What makes audio sleep-friendly?
Falling asleep is mostly about lowering arousal: slower heart rate, slower breathing, fewer racing thoughts. Audio supports that when it is:
- Slow – tempos around or below a resting heart rate (roughly 60–80 BPM) or with no clear beat at all.
- Even – no sudden loud passages, no energetic choruses, no ad breaks at full volume. Dynamics matter more than genre.
- Voice-free – speech makes your brain listen for meaning. Instrumental music, nature sounds, or vocals reduced to texture work better.
- Familiar in character – nothing so interesting that you start actively listening. Pleasant boredom is the goal.
Styles that work
- Ambient & drone – long, slowly evolving pads with no rhythm. The classic sleep choice.

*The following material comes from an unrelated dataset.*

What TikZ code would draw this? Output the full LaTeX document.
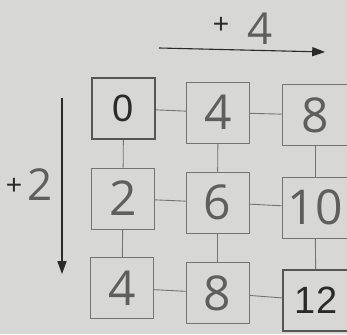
\documentclass[tikz,border=0pt]{standalone}
\usepackage{fontspec}
\setmainfont{Liberation Sans}
\newfontfamily\handfont{Open Sans}
\usepackage{xcolor}
\usepackage{tikz}
\usetikzlibrary{positioning,arrows.meta,calc}
\definecolor{paper}{HTML}{D7D7D5}
\definecolor{ink}{HTML}{2A2A2A}
\definecolor{rule}{HTML}{737373}
\definecolor{pencil}{HTML}{5E5E5E}
\tikzset{
  cell/.style={draw=rule, line width=0.9pt, inner sep=0pt,
               minimum width=63pt, minimum height=61pt},
  given/.style={cell, draw=ink!80, line width=1.5pt, font=\fontsize{38}{38}\selectfont, text=ink},
  filled/.style={cell, font=\handfont\fontsize{48}{48}\selectfont, text=pencil},
  link/.style={draw=rule, line width=0.9pt},
  ar/.style={-{Triangle[length=4.5mm, width=3.2mm]}, line width=1.1pt, color=ink},
  hand/.style={font=\handfont\fontsize{44}{44}\selectfont, text=pencil, inner sep=0pt},
  plus/.style={font=\fontsize{28}{28}\selectfont, text=ink, inner sep=0pt},
}
\begin{document}
\begin{tikzpicture}[x=1pt, y=1pt]
\fill[paper] (0,0) rectangle (347,334);
\useasboundingbox (0,0) rectangle (347,334);

% grid of boxes
\node[given]  (a00) at (123.5,225.5) {0};
\node[filled] (a01) at (218,221.5) {4};
\node[filled, minimum width=66pt] (a02) at (315,219) {8};
\node[filled] (a10) at (123,135.5) {2};
\node[filled] (a11) at (217.5,131.5) {6};
\node[filled, minimum width=66pt] (a12) at (315,126.5) {10};
\node[filled] (a20) at (122,46) {4};
\node[filled] (a21) at (217.5,41) {8};
\node[given, minimum width=66pt] (a22) at (316,33.5) {12};

% links between boxes
\draw[link] (a00) -- (a01); \draw[link] (a01) -- (a02);
\draw[link] (a10) -- (a11); \draw[link] (a11) -- (a12);
\draw[link] (a20) -- (a21); \draw[link] (a21) -- (a22);
\draw[link] (a00) -- (a10); \draw[link] (a10) -- (a20);
\draw[link] (a01) -- (a11); \draw[link] (a11) -- (a21);
\draw[link] (a02) -- (a12); \draw[link] (a12) -- (a22);

% step arrows
\coordinate (r0) at (159,286);
\coordinate (r1) at (325,282);
\draw[ar] (r0) -- (r1);
\node[plus] (rp) at (221,309) {+};
\node[hand] (rn) at (260,305) {4};

\coordinate (d0) at (62,236);
\coordinate (d1) at (62,60);
\draw[ar] (d0) -- (d1);
\node[plus] (dp) at (14,148) {+};
\node[hand] (dn) at (40,149) {2};
\end{tikzpicture}
\end{document}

- Piano & modern classical – sparse, gentle playing; think nocturnes rather than concertos.
- Nature & rain stations – steady broadband noise (rain, waves, wind) that also masks street and household sounds.
- Slow lo-fi and chillout – good for the wind-down hour, though the beat makes them better for relaxing than for the final minutes before sleep.
On Moodi.fm, the Calm Sleep mood collects stations chosen for exactly these properties, and Chill & Rain covers the cosy evening zone before bedtime.
A simple wind-down routine
- Start an hour early. Switch from your daytime listening to a calm station while you finish the evening – it signals your body that the day is ending.
- Keep the volume just above silence. The music should disappear when you stop paying attention to it.
- Use a speaker, not earbuds. In-ear headphones get uncomfortable on a pillow and isolate you more than needed.
- Consistency beats novelty. Using the same one or two stations every night builds an association: this sound means sleep.
One honest caveat
Live radio is curated by humans, and even calm stations occasionally surprise you with a station ID or a livelier track. If you wake easily, use radio for the wind-down phase and switch to a pure ambient or rain station – or silence – for the night itself. Many listeners, however, find the faint sense of "someone else is awake somewhere" exactly the comfort that lets them switch off.